Short exercise:
Would you repeat the listing exactly but omit every picture?

Rows from a dataset of charts and code:

--------------------------------

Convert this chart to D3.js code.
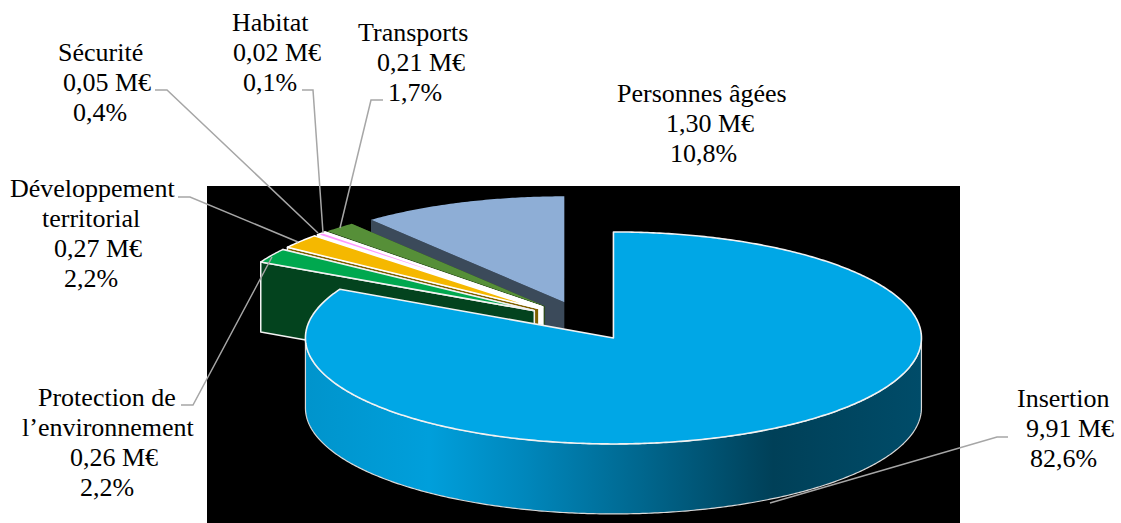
<!DOCTYPE html>
<html><head><meta charset="utf-8"><style>html,body{margin:0;padding:0;background:#fff}svg{display:block}</style>
<script src="https://cdn.jsdelivr.net/npm/d3@7"></script></head><body><div id="c"></div><script>
const categories=[["Insertion"],["Protection de","l’environnement"],["Développement","territorial"],["Sécurité"],["Habitat"],["Transports"],["Personnes âgées"]];
const sharePct=[82.6,2.2,2.2,0.4,0.1,1.7,10.8];
const amountLabels=["9,91 M€","0,26 M€","0,27 M€","0,05 M€","0,02 M€","0,21 M€","1,30 M€"];
const shareLabels=["82,6%","2,2%","2,2%","0,4%","0,1%","1,7%","10,8%"];
const topColors=["#00A7E6","#00A84F","#F5B800","#FF99FF","#FFFFFF","#568F38","#8EAED6"];
const faceColors=["#00A7E6","#03431E","#7F6000","#FFFFFF","#FFFFFF","#2C4A1C","#3B4A5A"];
const outlineColors=["#F2F2F2","#F2F2F2","#FFFFFF","#FFFFFF","#FFFFFF",null,null];
const textLines=[
 [[1017,407,0],[1026,437,1],[1030,467,2]],
 [[38,406,0],[22,436,0],[70,466,1],[80,496,2]],
 [[10,197,0],[42,227,0],[54,257,1],[64,287,2]],
 [[58,61,0],[63,91,1],[73,121,2]],
 [[232,31,0],[233,61,1],[243,91,2]],
 [[358,41,0],[377,71,1],[388,101,2]],
 [[617,102,0],[666,132,1],[670,162,2]]];
const leaders=[
 [[1008,437],[997,437],[770,503]],
 [[181,405],[193,405],[272,257]],
 [[178,197],[190,197],[298,242]],
 [[155,90],[167,90],[318,233]],
 [[302,90],[313,90],[323,233]],
 [[383,100],[371,100],[340,228]],
 []];
const W=1121,H=523,cx=583.5,cy=321,rx=308,ry=106,depth=70,explode=0.187;
const svg=d3.select("#c").append("svg").attr("width",W).attr("height",H);
svg.append("rect").attr("x",207).attr("y",186).attr("width",753).attr("height",337).attr("fill","#000");
const defs=svg.append("defs");
const grad=defs.append("linearGradient").attr("id","side").attr("gradientUnits","userSpaceOnUse").attr("x1",306).attr("x2",921).attr("y1",0).attr("y2",0);
[[0,"#0094CC"],[0.2,"#009FDB"],[0.35,"#0088BD"],[0.55,"#00668D"],[0.76,"#004058"],[1,"#004C69"]].forEach(s=>grad.append("stop").attr("offset",s[0]).attr("stop-color",s[1]));
const arcs=d3.pie().sort(null).value(d=>d)(sharePct);
const pt=(a,c,dz=0)=>[c[0]+rx*Math.sin(a),c[1]-ry*Math.cos(a)+dz];
function arcPts(a0,a1,c,dz){const n=Math.max(2,Math.ceil(Math.abs(a1-a0)/0.01));return d3.range(n+1).map(i=>pt(a0+(a1-a0)*i/n,c,dz));}
const line=d3.line();
const order=d3.range(arcs.length).reverse();
const layer=svg.append("g");
order.forEach(i=>{
 const d=arcs[i],mid=(d.startAngle+d.endAngle)/2;
 const c=[cx+explode*rx*Math.sin(mid),cy-explode*ry*Math.cos(mid)];
 const g=layer.append("g");
 const stroke=outlineColors[i],sw=i===0?1.6:1.5;
 const style=s=>s.attr("stroke",stroke||"none").attr("stroke-width",stroke?sw:0).attr("stroke-linejoin","round");
 const a0=d.startAngle,a1=d.endAngle;
 const base=[c,[c[0],c[1]+depth]];
 if(i!==0){
  [a1,a0].forEach(a=>{
   const p=pt(a,c),q=pt(a,c,depth);
   g.append("path").attr("d",line([c,p,q,base[1]])+"Z").attr("fill",faceColors[i]).call(style);
  });
 }else{
  const s=Math.PI/2,e=3*Math.PI/2;
  const top=arcPts(s,e,c,0),bot=arcPts(e,s,c,depth);
  g.append("path").attr("d",line(top.concat(bot))+"Z").attr("fill","url(#side)").attr("stroke","#D9D9D9").attr("stroke-width",1.2);
 }
 const rim=arcPts(a0,a1,c,0);
 g.append("path").attr("d",line([c].concat(rim))+"Z").attr("fill",topColors[i]).call(style);
});
const leaderG=svg.append("g");
leaders.forEach(p=>{if(p.length)leaderG.append("path").attr("d",line(p)).attr("fill","none").attr("stroke","#A6A6A6").attr("stroke-width",1.5);});
const t=svg.append("g").attr("font-family","'Liberation Serif'").attr("font-size",26).attr("fill","#000");
textLines.forEach((lines,i)=>{
 let n=0;
 lines.forEach(l=>{
  const txt=l[2]===0?categories[i][n++]:(l[2]===1?amountLabels[i]:shareLabels[i]);
  t.append("text").attr("x",l[0]).attr("y",l[1]).text(txt);
 });
});
</script></body></html>
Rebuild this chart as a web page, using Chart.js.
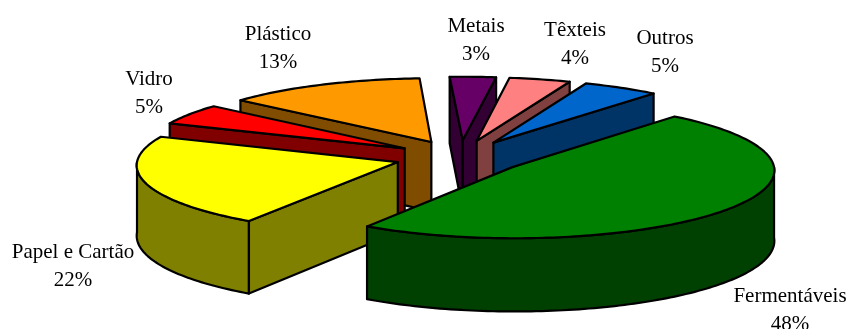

--------------------------------

Response to this task:
Convert this chart to D3.js code.
<!DOCTYPE html>
<html><head><meta charset="utf-8"><style>html,body{margin:0;padding:0;background:#fff}svg{display:block}</style>
<script src="https://cdn.jsdelivr.net/npm/d3@7"></script></head><body><div id="c"></div><script>
const categories=[["Insertion"],["Protection de","l’environnement"],["Développement","territorial"],["Sécurité"],["Habitat"],["Transports"],["Personnes âgées"]];
const sharePct=[82.6,2.2,2.2,0.4,0.1,1.7,10.8];
const amountLabels=["9,91 M€","0,26 M€","0,27 M€","0,05 M€","0,02 M€","0,21 M€","1,30 M€"];
const shareLabels=["82,6%","2,2%","2,2%","0,4%","0,1%","1,7%","10,8%"];
const topColors=["#00A7E6","#00A84F","#F5B800","#FF99FF","#FFFFFF","#568F38","#8EAED6"];
const faceColors=["#00A7E6","#03431E","#7F6000","#FFFFFF","#FFFFFF","#2C4A1C","#3B4A5A"];
const outlineColors=["#F2F2F2","#F2F2F2","#FFFFFF","#FFFFFF","#FFFFFF",null,null];
const textLines=[
 [[1017,407,0],[1026,437,1],[1030,467,2]],
 [[38,406,0],[22,436,0],[70,466,1],[80,496,2]],
 [[10,197,0],[42,227,0],[54,257,1],[64,287,2]],
 [[58,61,0],[63,91,1],[73,121,2]],
 [[232,31,0],[233,61,1],[243,91,2]],
 [[358,41,0],[377,71,1],[388,101,2]],
 [[617,102,0],[666,132,1],[670,162,2]]];
const leaders=[
 [[1008,437],[997,437],[770,503]],
 [[181,405],[193,405],[272,257]],
 [[178,197],[190,197],[298,242]],
 [[155,90],[167,90],[318,233]],
 [[302,90],[313,90],[323,233]],
 [[383,100],[371,100],[340,228]],
 []];
const W=1121,H=523,cx=583.5,cy=321,rx=308,ry=106,depth=70,explode=0.187;
const svg=d3.select("#c").append("svg").attr("width",W).attr("height",H);
svg.append("rect").attr("x",207).attr("y",186).attr("width",753).attr("height",337).attr("fill","#000");
const defs=svg.append("defs");
const grad=defs.append("linearGradient").attr("id","side").attr("gradientUnits","userSpaceOnUse").attr("x1",306).attr("x2",921).attr("y1",0).attr("y2",0);
[[0,"#0094CC"],[0.2,"#009FDB"],[0.35,"#0088BD"],[0.55,"#00668D"],[0.76,"#004058"],[1,"#004C69"]].forEach(s=>grad.append("stop").attr("offset",s[0]).attr("stop-color",s[1]));
const arcs=d3.pie().sort(null).value(d=>d)(sharePct);
const pt=(a,c,dz=0)=>[c[0]+rx*Math.sin(a),c[1]-ry*Math.cos(a)+dz];
function arcPts(a0,a1,c,dz){const n=Math.max(2,Math.ceil(Math.abs(a1-a0)/0.01));return d3.range(n+1).map(i=>pt(a0+(a1-a0)*i/n,c,dz));}
const line=d3.line();
const order=d3.range(arcs.length).reverse();
const layer=svg.append("g");
order.forEach(i=>{
 const d=arcs[i],mid=(d.startAngle+d.endAngle)/2;
 const c=[cx+explode*rx*Math.sin(mid),cy-explode*ry*Math.cos(mid)];
 const g=layer.append("g");
 const stroke=outlineColors[i],sw=i===0?1.6:1.5;
 const style=s=>s.attr("stroke",stroke||"none").attr("stroke-width",stroke?sw:0).attr("stroke-linejoin","round");
 const a0=d.startAngle,a1=d.endAngle;
 const base=[c,[c[0],c[1]+depth]];
 if(i!==0){
  [a1,a0].forEach(a=>{
   const p=pt(a,c),q=pt(a,c,depth);
   g.append("path").attr("d",line([c,p,q,base[1]])+"Z").attr("fill",faceColors[i]).call(style);
  });
 }else{
  const s=Math.PI/2,e=3*Math.PI/2;
  const top=arcPts(s,e,c,0),bot=arcPts(e,s,c,depth);
  g.append("path").attr("d",line(top.concat(bot))+"Z").attr("fill","url(#side)").attr("stroke","#D9D9D9").attr("stroke-width",1.2);
 }
 const rim=arcPts(a0,a1,c,0);
 g.append("path").attr("d",line([c].concat(rim))+"Z").attr("fill",topColors[i]).call(style);
});
const leaderG=svg.append("g");
leaders.forEach(p=>{if(p.length)leaderG.append("path").attr("d",line(p)).attr("fill","none").attr("stroke","#A6A6A6").attr("stroke-width",1.5);});
const t=svg.append("g").attr("font-family","'Liberation Serif'").attr("font-size",26).attr("fill","#000");
textLines.forEach((lines,i)=>{
 let n=0;
 lines.forEach(l=>{
  const txt=l[2]===0?categories[i][n++]:(l[2]===1?amountLabels[i]:shareLabels[i]);
  t.append("text").attr("x",l[0]).attr("y",l[1]).text(txt);
 });
});
</script></body></html>
Rebuild this chart as a web page, using Chart.js.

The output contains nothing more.